Got gold? You might wish you did at record $1,452.50 p/ounce

Gold prices soar, scammers will too

The cost of gold is skyrocketing, with the price today closing at $1,452.50 an ounce on the Comex division of the New York Mercantile Exchange. With that crazy number, which experts say is a result of US government shut-down uncertainty and the war in Libya, comes the scammers of course, and an uptick in thefts of the prized metal.

More on hot metal: AT&T goes after copper wire thieves

This from the Federal Trade Commission:  If you are interested in buying gold, do some digging before investing. Some gold promoters don't deliver what they promise, and may push people into buying one form of gold over another. Consider these universal truths:

The price of gold fluctuates over time. There is no guarantee that gold will increase - or even maintain - its value.  Some sellers say that the government may confiscate gold. Others say that "reportable" transactions lead to confiscation. Yet other sellers claim that modern bullion coins produced by the U.S. Mint are subject to confiscation while historic or collectible coins aren't. These claims sometimes lead people to buy historic coins at prices that exceed their value. No current federal law or Treasury Department regulation supports any of these claims.

Investigate Before You Invest. If you are buying bullion coins or collectible coins, ask for the coin's melt value - the basic intrinsic bullion value of a coin if it were melted and sold. The melt value for virtually all bullion coins and collectible coins is widely available.  Consult with a reputable dealer or financial advisor you trust who has specialized knowledge. Walk away from sales pitches that minimize risk or sales representatives who claim that risk disclosures are mere formalities. Reputable sales reps are upfront about the risk of particular investments. Always get a receipt for your transaction.

Refuse to "act now." Any sales pitch that urges you to buy immediately is a signal to walk away and hold on to your money.

On the theft side, some cities are following the trend of registering metal dealers that arose from the ongoing battle against copper thieves.

This from the AP: Meridian, Idaho officials are considering ways to curtail the theft of gold, silver and platinum in town. A proposed ordinance would require precious metal dealers to be licensed in the same way as pawnbrokers and impose a 10-day waiting period before jewelry or coins could be sold or melted down. Meridian City Attorney Bill Nary says the waiting period would give police more time to ensure items had not been stolen.

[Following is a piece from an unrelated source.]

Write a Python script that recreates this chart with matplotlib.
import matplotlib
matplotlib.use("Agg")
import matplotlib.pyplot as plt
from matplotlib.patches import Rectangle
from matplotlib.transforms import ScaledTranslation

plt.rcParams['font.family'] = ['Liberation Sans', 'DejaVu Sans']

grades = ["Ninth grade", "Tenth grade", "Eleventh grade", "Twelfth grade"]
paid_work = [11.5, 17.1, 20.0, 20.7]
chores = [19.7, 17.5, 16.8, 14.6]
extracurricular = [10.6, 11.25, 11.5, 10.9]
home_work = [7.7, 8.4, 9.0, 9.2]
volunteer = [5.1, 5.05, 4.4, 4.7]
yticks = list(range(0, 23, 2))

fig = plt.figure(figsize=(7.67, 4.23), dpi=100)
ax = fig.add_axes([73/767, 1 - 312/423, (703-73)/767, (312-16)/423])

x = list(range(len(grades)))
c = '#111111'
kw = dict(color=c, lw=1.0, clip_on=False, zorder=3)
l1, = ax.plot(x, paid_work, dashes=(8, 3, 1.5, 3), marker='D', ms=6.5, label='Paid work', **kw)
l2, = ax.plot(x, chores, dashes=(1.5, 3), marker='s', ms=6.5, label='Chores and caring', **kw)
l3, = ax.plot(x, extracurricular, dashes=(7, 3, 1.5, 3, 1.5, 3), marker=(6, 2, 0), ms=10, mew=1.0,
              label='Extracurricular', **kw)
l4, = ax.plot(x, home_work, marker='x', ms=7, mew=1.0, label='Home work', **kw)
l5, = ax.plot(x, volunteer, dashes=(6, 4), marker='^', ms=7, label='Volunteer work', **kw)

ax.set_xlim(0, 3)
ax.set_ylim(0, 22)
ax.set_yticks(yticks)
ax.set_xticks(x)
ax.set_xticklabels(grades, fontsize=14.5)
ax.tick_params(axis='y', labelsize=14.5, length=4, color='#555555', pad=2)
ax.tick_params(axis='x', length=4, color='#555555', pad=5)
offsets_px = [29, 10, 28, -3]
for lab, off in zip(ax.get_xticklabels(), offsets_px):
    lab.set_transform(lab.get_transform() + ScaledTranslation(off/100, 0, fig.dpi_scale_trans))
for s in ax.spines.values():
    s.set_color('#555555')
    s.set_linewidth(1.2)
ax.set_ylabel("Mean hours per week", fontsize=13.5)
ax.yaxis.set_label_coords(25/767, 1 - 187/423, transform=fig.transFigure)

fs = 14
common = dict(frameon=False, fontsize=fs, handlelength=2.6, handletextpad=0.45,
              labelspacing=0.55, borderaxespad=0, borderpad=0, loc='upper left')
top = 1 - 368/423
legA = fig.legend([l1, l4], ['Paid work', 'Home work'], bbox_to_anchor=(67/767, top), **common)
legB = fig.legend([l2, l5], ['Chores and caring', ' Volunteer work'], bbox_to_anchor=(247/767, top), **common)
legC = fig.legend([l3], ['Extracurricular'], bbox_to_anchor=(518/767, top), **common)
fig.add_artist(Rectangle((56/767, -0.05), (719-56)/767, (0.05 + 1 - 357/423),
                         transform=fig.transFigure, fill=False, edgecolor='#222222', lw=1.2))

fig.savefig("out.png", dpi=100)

This from The Mission Blog: San Francisco Jewelry stores are holding tight to their merchandise after $250,000 in gold was stolen from a store at 23rd and Mission last weekend. Thieves broke into Farmer's Insurance - the business next door - first, and then used a pry bar to break through the bottom of a reinforced door connecting the two storefronts. They took only gold, ignoring other valuables, like electronics, entirely.